## AIM:
Skip all pictures. Write out the data below from its first line through the line that contains "const clusterNames = ['Cluster".

## SOURCE MATERIAL:
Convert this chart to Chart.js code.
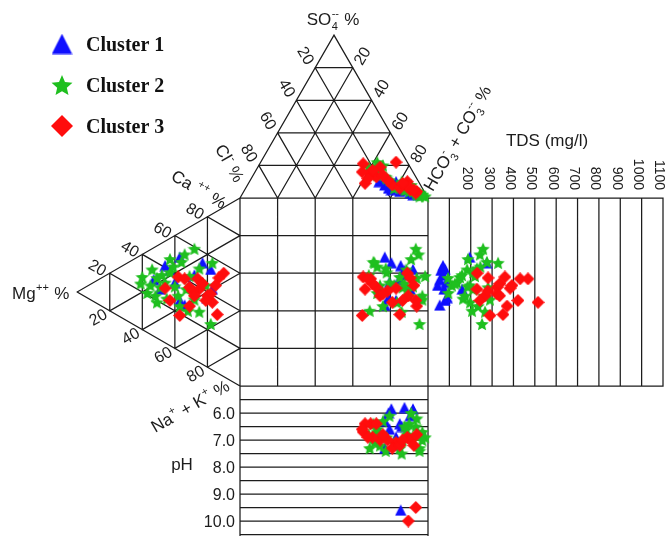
<!DOCTYPE html>
<html>
<head>
<meta charset="utf-8">
<script src="https://cdn.jsdelivr.net/npm/chart.js@4.4.1/dist/chart.umd.min.js"></script>
<style>
  html, body { margin: 0; padding: 0; background: #ffffff; overflow: hidden; }
  canvas { display: block; }
</style>
</head>
<body>
<canvas id="durov" width="668" height="536"></canvas>
<script>
// ---- Sample chemistry (percent of meq, TDS in mg/l) ----
const clusterNames = ['Cluster 1', 'Cluster 2', 'Cluster 3'];

const c1HCO3 = [73, 78, 83, 89, 78, 76, 85, 79, 69, 83, 75, 91, 71, 82];
const c1SO4  = [8, 5, 4, 3, 10, 6, 5, 7, 10, 6, 9, 2, 12, 7];
const c1Ca   = [50, 54, 30, 43, 27, 37, 40, 38, 27, 45, 35, 53, 26, 41];
const c1Mg   = [37, 23, 53, 17, 37, 20, 43, 31, 49, 28, 40, 18, 34, 46];
const c1TDS  = [195, 275, 55, 160, 80, 90, 60, 45, 75, 70, 85, 80, 55, 70];
const c1pH   = [6.3, 5.85, 6.4, 6.1, 6.9, 6.0, 5.8, 7.2, 6.7, 6.5, 6.6, 5.85, 7.3, 9.6];

const c2HCO3 = [92, 94, 64, 86, 81, 93, 72, 62, 90, 66, 95, 80, 66, 81, 94, 86, 82, 62, 74, 98, 79, 66, 88, 96, 59, 71, 85, 61, 87, 96];
const c2SO4  = [3, 2, 15, 5, 8, 2, 12, 18, 4, 14, 1, 7, 20, 10, 3, 6, 9, 22, 11, 1, 6, 17, 4, 2, 19, 13, 5, 16, 8, 2];
const c2Ca   = [59, 53, 57, 35, 28, 32, 39, 48, 33, 21, 24, 19, 24, 27, 24, 35, 28, 43, 32, 43, 43, 26, 29, 32, 35, 50, 24, 24, 46, 22];
const c2Mg   = [28, 34, 17, 54, 60, 51, 43, 36, 40, 57, 45, 51, 37, 25, 18, 33, 49, 41, 46, 31, 21, 55, 38, 28, 48, 25, 61, 32, 43, 52];
const c2TDS  = [258, 243, 328, 183, 150, 94, 211, 276, 185, 95, 164, 197, 234, 267, 253, 210, 281, 245, 136, 220, 195, 112, 173, 290, 159, 229, 126, 206, 187, 262];
const c2pH   = [6.5, 6.8, 7.1, 6.6, 7.3, 6.2, 6.9, 6.4, 7.0, 6.7, 7.4, 7.2, 6.3, 7.5, 7.3, 6.8, 7.0, 6.6, 6.1, 6.9, 7.1, 7.2, 6.4, 7.0, 6.8, 7.4, 6.5, 7.3, 6.0, 6.7];

const c3HCO3 = [55, 72, 62, 66, 62, 65, 77, 84, 88, 92, 82, 73, 62, 69, 62, 86, 92, 57, 82, 90];
const c3SO4  = [21, 22, 15, 13, 9, 19, 8, 10, 5, 4, 6, 11, 17, 14, 12, 7, 3, 16, 9, 5];
const c3Ca   = [39, 29, 44, 37, 39, 38, 36, 55, 51, 27, 31, 36, 43, 40, 40, 34, 35, 19, 24, 46];
const c3Mg   = [38, 46, 26, 31, 25, 20, 17, 10, 13, 31, 14, 29, 23, 18, 34, 28, 21, 37, 43, 15];
const c3TDS  = [360, 384, 431, 323, 229, 267, 515, 230, 281, 370, 351, 280, 337, 323, 468, 335, 421, 290, 243, 393];
const c3pH   = [6.7, 7.1, 6.4, 6.4, 6.4, 7.0, 7.3, 6.9, 7.0, 6.8, 7.2, 7.0, 6.9, 6.8, 6.9, 10.0, 9.5, 6.6, 7.0, 7.2];

// ---- Axis tick labels ----
const tdsTicks = [200, 300, 400, 500, 600, 700, 800, 900, 1000, 1100];
const phTicks  = ['6.0', '7.0', '8.0', '9.0', '10.0'];
const triTicks = [20, 40, 60, 80];

// ---- Diagram layout (in plot units) ----
const SQ = { l: 240, r: 428, t: 198, b: 386 };
const SIDE = SQ.r - SQ.l;
const TRI_H = SIDE * Math.sqrt(3) / 2;
const SO4_C = { x: (SQ.l + SQ.r) / 2, y: SQ.t - TRI_H };
const CL_C  = { x: SQ.l, y: SQ.t };
const HCO_C = { x: SQ.r, y: SQ.t };
const MG_C  = { x: SQ.l - TRI_H, y: (SQ.t + SQ.b) / 2 };
const CA_C  = { x: SQ.l, y: SQ.t };
const NA_C  = { x: SQ.l, y: SQ.b };
const TDS_RIGHT = 663, TDS_MAX = 1100;
const PH_TOP = 5.0, PH_UNIT = 27, PH_LAST = 10.5, FRAME_BOTTOM = 536;

function mix(a, b, c, wa, wb, wc) {
  return { x: a.x * wa + b.x * wb + c.x * wc, y: a.y * wa + b.y * wb + c.y * wc };
}
function anionPt(hco3, so4) {
  const h = hco3 / 100, s = so4 / 100;
  return mix(SO4_C, CL_C, HCO_C, s, 1 - h - s, h);
}
function cationPt(ca, mg) {
  const c = ca / 100, m = mg / 100;
  return mix(MG_C, CA_C, NA_C, m, c, 1 - c - m);
}
const tdsX = v => SQ.r + v / TDS_MAX * (TDS_RIGHT - SQ.r);
const phY = v => SQ.b + (v - PH_TOP) * PH_UNIT;

function clusterPoints(hco3, so4, ca, mg, tds, ph) {
  const anion = [], cation = [], square = [], tdsP = [], phP = [];
  for (let i = 0; i < hco3.length; i++) {
    const a = anionPt(hco3[i], so4[i]);
    const c = cationPt(ca[i], mg[i]);
    anion.push({ x: a.x, y: a.y });
    cation.push({ x: c.x, y: c.y });
    square.push({ x: a.x, y: c.y });
    tdsP.push({ x: tdsX(tds[i]), y: c.y });
    phP.push({ x: a.x, y: phY(ph[i]) });
  }
  return anion.concat(cation, square, tdsP, phP);
}

// ---- Markers ----
const BLUE = '#0f0fff', GREEN = '#1fbf1f', RED = '#ff0d0d';
function marker(shape, size, color) {
  const c = document.createElement('canvas');
  c.width = size; c.height = size;
  const g = c.getContext('2d');
  g.fillStyle = color;
  g.beginPath();
  const m = size / 2;
  if (shape === 'triangle') {
    g.moveTo(m, 0.3); g.lineTo(size - 0.3, size - 0.5); g.lineTo(0.3, size - 0.5);
  } else if (shape === 'diamond') {
    g.moveTo(m, 0); g.lineTo(size, m); g.lineTo(m, size); g.lineTo(0, m);
  } else {
    const cy = m + m * 0.1;
    for (let i = 0; i < 10; i++) {
      const r = i % 2 ? m * 0.46 : m;
      const a = -Math.PI / 2 + i * Math.PI / 5;
      g.lineTo(m + r * Math.cos(a), cy + r * Math.sin(a));
    }
  }
  g.closePath();
  g.fill();
  return c;
}
const markers = [marker('triangle', 12, BLUE), marker('star', 14, GREEN), marker('diamond', 13, RED)];
const legendMarkers = [marker('triangle', 21, BLUE), marker('star', 22, GREEN), marker('diamond', 22, RED)];

// ---- Frame, grid and labels ----
const INK = '#1c1c1c';
const SANS = '"Liberation Sans", Arial, Helvetica, sans-serif';
const SERIF = '"Liberation Serif", "Times New Roman", serif';

function drawRich(ctx, parts, x, y, angle, size, align) {
  const small = Math.round(size * 0.62);
  ctx.save();
  ctx.translate(x, y);
  ctx.rotate(angle);
  ctx.fillStyle = INK;
  ctx.textBaseline = 'alphabetic';
  ctx.textAlign = 'left';
  const widths = parts.map(p => {
    if (typeof p === 'string') { ctx.font = size + 'px ' + SANS; return ctx.measureText(p).width; }
    ctx.font = small + 'px ' + SANS;
    return Math.max(ctx.measureText(p.sub || '').width, ctx.measureText(p.sup || '').width) + 1;
  });
  const total = widths.reduce((a, b) => a + b, 0);
  let cx = align === 'center' ? -total / 2 : align === 'right' ? -total : 0;
  const base = size * 0.36;
  parts.forEach((p, i) => {
    if (typeof p === 'string') {
      ctx.font = size + 'px ' + SANS;
      ctx.fillText(p, cx, base);
    } else {
      ctx.font = small + 'px ' + SANS;
      if (p.sub) ctx.fillText(p.sub, cx + 0.5, base + size * 0.3);
      if (p.sup) ctx.fillText(p.sup, cx + 0.5, base - size * 0.45);
    }
    cx += widths[i];
  });
  ctx.restore();
}

const durovFrame = {
  id: 'durovFrame',
  beforeDatasetsDraw(chart) {
    const ctx = chart.ctx;
    const sx = chart.scales.x, sy = chart.scales.y;
    const P = p => [sx.getPixelForValue(p.x), sy.getPixelForValue(p.y)];
    const line = (a, b) => {
      const A = P(a), B = P(b);
      ctx.moveTo(A[0], A[1]); ctx.lineTo(B[0], B[1]);
    };

    ctx.save();
    ctx.strokeStyle = INK;
    ctx.lineWidth = 1.25;
    ctx.lineCap = 'square';
    ctx.beginPath();

    // ternary grids
    const ternary = (A, B, C) => {
      line(A, B); line(A, C); line(B, C);
      for (let k = 1; k < 5; k++) {
        const v = k / 5;
        line(mix(A, B, C, v, 1 - v, 0), mix(A, B, C, v, 0, 1 - v));
        line(mix(A, B, C, 1 - v, v, 0), mix(A, B, C, 0, v, 1 - v));
        line(mix(A, B, C, 1 - v, 0, v), mix(A, B, C, 0, 1 - v, v));
      }
    };
    ternary(SO4_C, CL_C, HCO_C);
    ternary(MG_C, CA_C, NA_C);

    // central square
    for (let k = 0; k <= 5; k++) {
      const x = SQ.l + SIDE * k / 5, y = SQ.t + SIDE * k / 5;
      line({ x, y: SQ.t }, { x, y: SQ.b });
      line({ x: SQ.l, y }, { x: SQ.r, y });
    }

    // TDS panel
    line({ x: SQ.r, y: SQ.t }, { x: TDS_RIGHT, y: SQ.t });
    line({ x: SQ.r, y: SQ.b }, { x: TDS_RIGHT, y: SQ.b });
    for (let v = 100; v <= TDS_MAX; v += 100) {
      line({ x: tdsX(v), y: SQ.t }, { x: tdsX(v), y: SQ.b });
    }

    // pH panel
    line({ x: SQ.l, y: SQ.b }, { x: SQ.l, y: FRAME_BOTTOM });
    line({ x: SQ.r, y: SQ.b }, { x: SQ.r, y: FRAME_BOTTOM });
    for (let v = PH_TOP + 0.5; v <= PH_LAST + 0.001; v += 0.5) {
      line({ x: SQ.l, y: phY(v) }, { x: SQ.r, y: phY(v) });
    }
    ctx.stroke();
    ctx.restore();

    // triangle tick labels
    const tickAt = (p, dx, dy, ang, txt) => {
      const q = P(p);
      drawRich(ctx, [String(txt)], q[0] + dx, q[1] + dy, ang, 16, 'center');
    };
    triTicks.forEach(t => {
      const v = t / 100;
      tickAt(mix(SO4_C, CL_C, HCO_C, 1 - v, v, 0), -9, -12.5, Math.PI / 3, t);
      tickAt(mix(SO4_C, CL_C, HCO_C, 1 - v, 0, v), 9, -12, -Math.PI / 3, t);
      tickAt(mix(MG_C, CA_C, NA_C, 1 - v, v, 0), -12, -6, Math.PI / 6, t);
      tickAt(mix(MG_C, CA_C, NA_C, 1 - v, 0, v), -12, 6, -Math.PI / 6, t);
    });

    // TDS tick labels (rotated, reading downward)
    tdsTicks.forEach(t => {
      const x = sx.getPixelForValue(tdsX(t)) - 2.5;
      ctx.save();
      ctx.translate(x, sy.getPixelForValue(SQ.t) - 8);
      ctx.rotate(Math.PI / 2);
      ctx.font = '14px ' + SANS;
      ctx.fillStyle = INK;
      ctx.textAlign = 'right';
      ctx.textBaseline = 'alphabetic';
      ctx.fillText(String(t), 0, 14 * 0.36);
      ctx.restore();
    });

    // pH tick labels
    phTicks.forEach(t => {
      drawRich(ctx, [t], 235, sy.getPixelForValue(phY(parseFloat(t))), 0, 16, 'right');
    });

    // axis titles
    drawRich(ctx, ['SO', { sub: '4', sup: '--' }, ' %'], 333, 19, 0, 17, 'center');
    drawRich(ctx, ['Cl', { sup: '-' }, ' %'], 230, 163, Math.PI / 3, 17, 'center');
    drawRich(ctx, ['HCO', { sub: '3', sup: '-' }, ' + CO', { sub: '3', sup: '--' }, ' %'], 457, 138, -Math.PI / 3, 17, 'center');
    drawRich(ctx, ['Ca ', { sup: '++' }, ' %'], 199, 189, Math.PI / 6, 17, 'center');
    drawRich(ctx, ['Mg', { sup: '++' }, ' %'], 12, 293, 0, 17, 'left');
    drawRich(ctx, ['Na', { sup: '+' }, ' + K', { sup: '+' }, ' %'], 190, 406, -Math.PI / 6, 17, 'center');
    drawRich(ctx, ['TDS (mg/l)'], 547, 140, 0, 17, 'center');
    drawRich(ctx, ['pH'], 182, 464, 0, 17, 'center');

    // legend
    const legendY = [44, 85, 126];
    clusterNames.forEach((name, i) => {
      const m = legendMarkers[i];
      ctx.drawImage(m, 62 - m.width / 2, legendY[i] - m.height / 2);
      ctx.save();
      ctx.font = 'bold 20px ' + SERIF;
      ctx.fillStyle = '#111';
      ctx.textBaseline = 'alphabetic';
      ctx.textAlign = 'left';
      ctx.fillText(name, 86, legendY[i] + 7);
      ctx.restore();
    });
  }
};

const series = [
  clusterPoints(c1HCO3, c1SO4, c1Ca, c1Mg, c1TDS, c1pH),
  clusterPoints(c2HCO3, c2SO4, c2Ca, c2Mg, c2TDS, c2pH),
  clusterPoints(c3HCO3, c3SO4, c3Ca, c3Mg, c3TDS, c3pH)
];

new Chart(document.getElementById('durov'), {
  type: 'scatter',
  data: {
    datasets: series.map((pts, i) => ({
      label: clusterNames[i],
      data: pts,
      pointStyle: markers[i],
      pointRadius: 7,
      order: 3 - i
    }))
  },
  options: {
    responsive: false,
    devicePixelRatio: 1,
    animation: false,
    events: [],
    layout: { padding: 0, autoPadding: false },
    scales: {
      x: { type: 'linear', min: 0, max: 668, display: false },
      y: { type: 'linear', min: 0, max: 536, reverse: true, display: false }
    },
    plugins: { legend: { display: false }, tooltip: { enabled: false } }
  },
  plugins: [durovFrame]
});
</script>
</body>
</html>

## COMPLETE RESPONSE:
Convert this chart to Chart.js code.
<!DOCTYPE html>
<html>
<head>
<meta charset="utf-8">
<script src="https://cdn.jsdelivr.net/npm/chart.js@4.4.1/dist/chart.umd.min.js"></script>
<style>
  html, body { margin: 0; padding: 0; background: #ffffff; overflow: hidden; }
  canvas { display: block; }
</style>
</head>
<body>
<canvas id="durov" width="668" height="536"></canvas>
<script>
// ---- Sample chemistry (percent of meq, TDS in mg/l) ----
const clusterNames = ['Cluster 1', 'Cluster 2', 'Cluster 3'];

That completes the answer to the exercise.